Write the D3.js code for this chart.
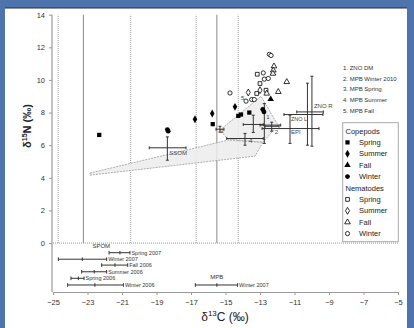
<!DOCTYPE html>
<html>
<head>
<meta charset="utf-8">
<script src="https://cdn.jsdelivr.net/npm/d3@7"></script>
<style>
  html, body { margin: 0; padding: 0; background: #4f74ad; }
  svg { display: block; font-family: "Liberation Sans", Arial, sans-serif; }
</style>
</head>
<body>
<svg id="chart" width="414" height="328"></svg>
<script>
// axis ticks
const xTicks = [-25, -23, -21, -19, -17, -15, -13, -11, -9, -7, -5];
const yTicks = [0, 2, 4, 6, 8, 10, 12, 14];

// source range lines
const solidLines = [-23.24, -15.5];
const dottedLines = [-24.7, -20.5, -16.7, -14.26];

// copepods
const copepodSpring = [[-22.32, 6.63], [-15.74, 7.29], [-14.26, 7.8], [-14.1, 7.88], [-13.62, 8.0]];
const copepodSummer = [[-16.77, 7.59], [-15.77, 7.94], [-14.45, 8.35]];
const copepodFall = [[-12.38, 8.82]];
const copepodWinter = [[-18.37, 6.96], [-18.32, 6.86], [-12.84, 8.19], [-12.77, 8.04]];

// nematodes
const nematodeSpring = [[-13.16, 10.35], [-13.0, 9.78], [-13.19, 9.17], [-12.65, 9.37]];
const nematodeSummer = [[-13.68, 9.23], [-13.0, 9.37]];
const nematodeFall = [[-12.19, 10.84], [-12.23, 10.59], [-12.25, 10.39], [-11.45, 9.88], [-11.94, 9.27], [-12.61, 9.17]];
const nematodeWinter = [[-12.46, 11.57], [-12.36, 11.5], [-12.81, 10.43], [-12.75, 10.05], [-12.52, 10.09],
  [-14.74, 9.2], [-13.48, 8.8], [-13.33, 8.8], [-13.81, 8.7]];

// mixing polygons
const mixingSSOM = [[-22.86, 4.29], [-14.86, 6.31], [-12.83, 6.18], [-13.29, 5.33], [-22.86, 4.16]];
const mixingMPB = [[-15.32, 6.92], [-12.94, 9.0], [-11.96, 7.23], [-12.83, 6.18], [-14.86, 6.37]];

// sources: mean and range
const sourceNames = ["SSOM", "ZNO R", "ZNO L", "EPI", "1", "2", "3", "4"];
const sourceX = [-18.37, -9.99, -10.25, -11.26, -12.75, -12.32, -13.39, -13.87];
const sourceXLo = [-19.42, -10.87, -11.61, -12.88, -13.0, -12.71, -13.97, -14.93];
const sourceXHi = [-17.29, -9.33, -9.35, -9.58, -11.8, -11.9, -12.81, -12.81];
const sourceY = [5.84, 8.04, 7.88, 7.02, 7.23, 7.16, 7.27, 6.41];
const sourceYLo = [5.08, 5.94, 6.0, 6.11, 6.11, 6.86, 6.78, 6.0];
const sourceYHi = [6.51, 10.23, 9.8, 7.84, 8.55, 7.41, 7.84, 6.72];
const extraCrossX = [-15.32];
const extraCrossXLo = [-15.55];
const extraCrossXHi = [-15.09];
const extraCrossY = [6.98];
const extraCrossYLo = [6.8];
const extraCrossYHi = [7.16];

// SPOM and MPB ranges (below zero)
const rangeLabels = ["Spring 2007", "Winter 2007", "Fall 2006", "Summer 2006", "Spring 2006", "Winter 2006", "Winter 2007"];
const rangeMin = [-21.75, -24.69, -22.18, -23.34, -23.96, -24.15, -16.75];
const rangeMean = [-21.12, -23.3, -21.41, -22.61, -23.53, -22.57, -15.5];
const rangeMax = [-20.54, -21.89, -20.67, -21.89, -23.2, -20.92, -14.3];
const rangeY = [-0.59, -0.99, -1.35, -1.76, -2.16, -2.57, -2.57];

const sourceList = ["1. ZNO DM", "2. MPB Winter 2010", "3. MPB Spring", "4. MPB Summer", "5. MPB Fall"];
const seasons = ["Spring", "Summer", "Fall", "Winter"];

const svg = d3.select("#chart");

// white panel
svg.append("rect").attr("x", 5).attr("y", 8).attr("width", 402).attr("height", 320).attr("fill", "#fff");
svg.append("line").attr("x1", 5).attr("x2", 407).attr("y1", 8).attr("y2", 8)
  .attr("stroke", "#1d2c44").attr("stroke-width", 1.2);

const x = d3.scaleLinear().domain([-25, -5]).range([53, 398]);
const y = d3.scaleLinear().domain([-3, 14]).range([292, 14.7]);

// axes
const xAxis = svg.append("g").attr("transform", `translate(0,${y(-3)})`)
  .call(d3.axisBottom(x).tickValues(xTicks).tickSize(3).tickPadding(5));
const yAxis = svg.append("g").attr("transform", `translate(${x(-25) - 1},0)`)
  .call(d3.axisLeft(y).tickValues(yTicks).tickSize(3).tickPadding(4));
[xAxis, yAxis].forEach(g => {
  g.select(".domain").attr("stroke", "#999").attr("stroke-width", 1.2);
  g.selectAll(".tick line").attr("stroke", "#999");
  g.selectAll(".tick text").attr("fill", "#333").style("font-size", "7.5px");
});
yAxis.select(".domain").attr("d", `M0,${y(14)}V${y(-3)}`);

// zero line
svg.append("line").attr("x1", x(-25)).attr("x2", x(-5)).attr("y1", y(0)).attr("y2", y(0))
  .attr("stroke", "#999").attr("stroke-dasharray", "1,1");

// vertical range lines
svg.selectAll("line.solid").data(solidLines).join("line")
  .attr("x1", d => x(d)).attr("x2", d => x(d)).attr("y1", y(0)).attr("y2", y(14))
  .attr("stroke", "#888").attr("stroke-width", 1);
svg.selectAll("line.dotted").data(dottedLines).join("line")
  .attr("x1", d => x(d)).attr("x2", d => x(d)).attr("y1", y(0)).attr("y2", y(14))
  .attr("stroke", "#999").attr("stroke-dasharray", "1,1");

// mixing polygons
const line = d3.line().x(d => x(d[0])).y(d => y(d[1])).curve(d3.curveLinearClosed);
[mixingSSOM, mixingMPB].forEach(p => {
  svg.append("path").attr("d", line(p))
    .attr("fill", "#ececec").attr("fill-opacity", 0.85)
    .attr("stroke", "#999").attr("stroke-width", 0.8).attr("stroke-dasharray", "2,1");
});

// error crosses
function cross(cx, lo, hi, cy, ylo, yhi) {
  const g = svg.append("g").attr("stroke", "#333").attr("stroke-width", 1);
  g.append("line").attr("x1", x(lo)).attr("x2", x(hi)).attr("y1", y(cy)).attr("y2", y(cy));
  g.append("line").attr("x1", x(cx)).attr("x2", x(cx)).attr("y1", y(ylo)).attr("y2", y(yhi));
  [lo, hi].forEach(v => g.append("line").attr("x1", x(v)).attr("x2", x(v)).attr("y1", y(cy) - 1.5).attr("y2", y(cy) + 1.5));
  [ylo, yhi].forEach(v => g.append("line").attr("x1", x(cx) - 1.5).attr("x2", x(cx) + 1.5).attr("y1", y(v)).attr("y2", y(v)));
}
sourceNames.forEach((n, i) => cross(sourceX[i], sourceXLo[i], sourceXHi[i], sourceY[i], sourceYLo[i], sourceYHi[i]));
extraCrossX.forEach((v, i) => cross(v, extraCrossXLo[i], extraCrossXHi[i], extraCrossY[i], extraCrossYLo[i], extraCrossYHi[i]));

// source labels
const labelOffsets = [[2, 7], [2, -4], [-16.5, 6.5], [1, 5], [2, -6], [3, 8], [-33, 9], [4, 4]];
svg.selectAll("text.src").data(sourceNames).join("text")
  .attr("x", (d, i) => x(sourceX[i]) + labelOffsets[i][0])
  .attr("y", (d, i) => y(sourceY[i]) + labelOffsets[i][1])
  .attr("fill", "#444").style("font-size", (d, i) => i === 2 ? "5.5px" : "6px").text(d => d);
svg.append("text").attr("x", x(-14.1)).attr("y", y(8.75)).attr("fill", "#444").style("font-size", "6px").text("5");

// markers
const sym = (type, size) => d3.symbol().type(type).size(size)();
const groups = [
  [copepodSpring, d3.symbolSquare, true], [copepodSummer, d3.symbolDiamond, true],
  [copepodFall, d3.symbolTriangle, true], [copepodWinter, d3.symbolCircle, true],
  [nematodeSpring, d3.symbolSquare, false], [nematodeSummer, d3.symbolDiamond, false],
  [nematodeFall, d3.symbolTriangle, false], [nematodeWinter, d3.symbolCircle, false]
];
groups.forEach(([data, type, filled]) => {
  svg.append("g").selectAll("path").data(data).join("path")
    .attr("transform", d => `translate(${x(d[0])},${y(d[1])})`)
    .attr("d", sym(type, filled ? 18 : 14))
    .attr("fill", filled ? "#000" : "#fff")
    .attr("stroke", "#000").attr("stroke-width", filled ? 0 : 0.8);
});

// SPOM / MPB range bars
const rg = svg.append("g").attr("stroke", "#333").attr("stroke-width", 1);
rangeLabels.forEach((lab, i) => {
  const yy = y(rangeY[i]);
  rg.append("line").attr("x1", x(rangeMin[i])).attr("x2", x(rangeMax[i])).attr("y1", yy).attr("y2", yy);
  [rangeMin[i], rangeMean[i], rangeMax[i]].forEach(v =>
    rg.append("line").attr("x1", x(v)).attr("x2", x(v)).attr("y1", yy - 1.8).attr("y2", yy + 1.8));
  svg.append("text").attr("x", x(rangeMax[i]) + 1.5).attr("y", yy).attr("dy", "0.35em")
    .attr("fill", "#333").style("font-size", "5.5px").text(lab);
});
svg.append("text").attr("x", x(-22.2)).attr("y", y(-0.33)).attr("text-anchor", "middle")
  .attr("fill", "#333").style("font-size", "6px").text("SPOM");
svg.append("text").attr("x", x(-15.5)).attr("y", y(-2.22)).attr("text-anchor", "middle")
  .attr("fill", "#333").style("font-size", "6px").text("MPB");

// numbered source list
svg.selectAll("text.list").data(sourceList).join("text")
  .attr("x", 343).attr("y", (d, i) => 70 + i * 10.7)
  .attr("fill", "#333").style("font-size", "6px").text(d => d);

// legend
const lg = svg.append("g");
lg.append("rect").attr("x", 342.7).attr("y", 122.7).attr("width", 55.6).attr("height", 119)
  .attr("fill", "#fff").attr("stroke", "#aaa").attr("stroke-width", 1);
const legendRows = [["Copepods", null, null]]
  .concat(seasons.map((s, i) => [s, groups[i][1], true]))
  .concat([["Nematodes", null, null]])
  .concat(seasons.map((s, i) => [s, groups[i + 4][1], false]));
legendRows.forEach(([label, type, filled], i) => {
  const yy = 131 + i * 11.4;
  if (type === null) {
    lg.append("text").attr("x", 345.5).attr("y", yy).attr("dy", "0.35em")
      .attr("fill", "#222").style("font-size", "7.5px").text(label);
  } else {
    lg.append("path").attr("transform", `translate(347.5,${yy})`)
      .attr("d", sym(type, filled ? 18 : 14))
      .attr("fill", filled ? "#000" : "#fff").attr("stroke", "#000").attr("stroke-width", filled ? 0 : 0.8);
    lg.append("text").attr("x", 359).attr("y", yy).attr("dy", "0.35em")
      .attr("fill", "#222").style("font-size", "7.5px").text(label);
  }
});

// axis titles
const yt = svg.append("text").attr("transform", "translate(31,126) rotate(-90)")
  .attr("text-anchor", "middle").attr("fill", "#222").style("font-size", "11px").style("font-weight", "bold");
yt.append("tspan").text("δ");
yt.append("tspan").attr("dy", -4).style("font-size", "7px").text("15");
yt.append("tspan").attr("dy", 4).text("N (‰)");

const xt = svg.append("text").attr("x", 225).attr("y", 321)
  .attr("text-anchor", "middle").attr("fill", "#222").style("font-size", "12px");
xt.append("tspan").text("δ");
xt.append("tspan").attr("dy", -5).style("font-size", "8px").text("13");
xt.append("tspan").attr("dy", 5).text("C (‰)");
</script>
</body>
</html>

##############################

Aim
Copy out each line of the material that holds the word "chart".

Reply to the exercise
Write the D3.js code for this chart.
<svg id="chart" width="414" height="328"></svg>
const svg = d3.select("#chart");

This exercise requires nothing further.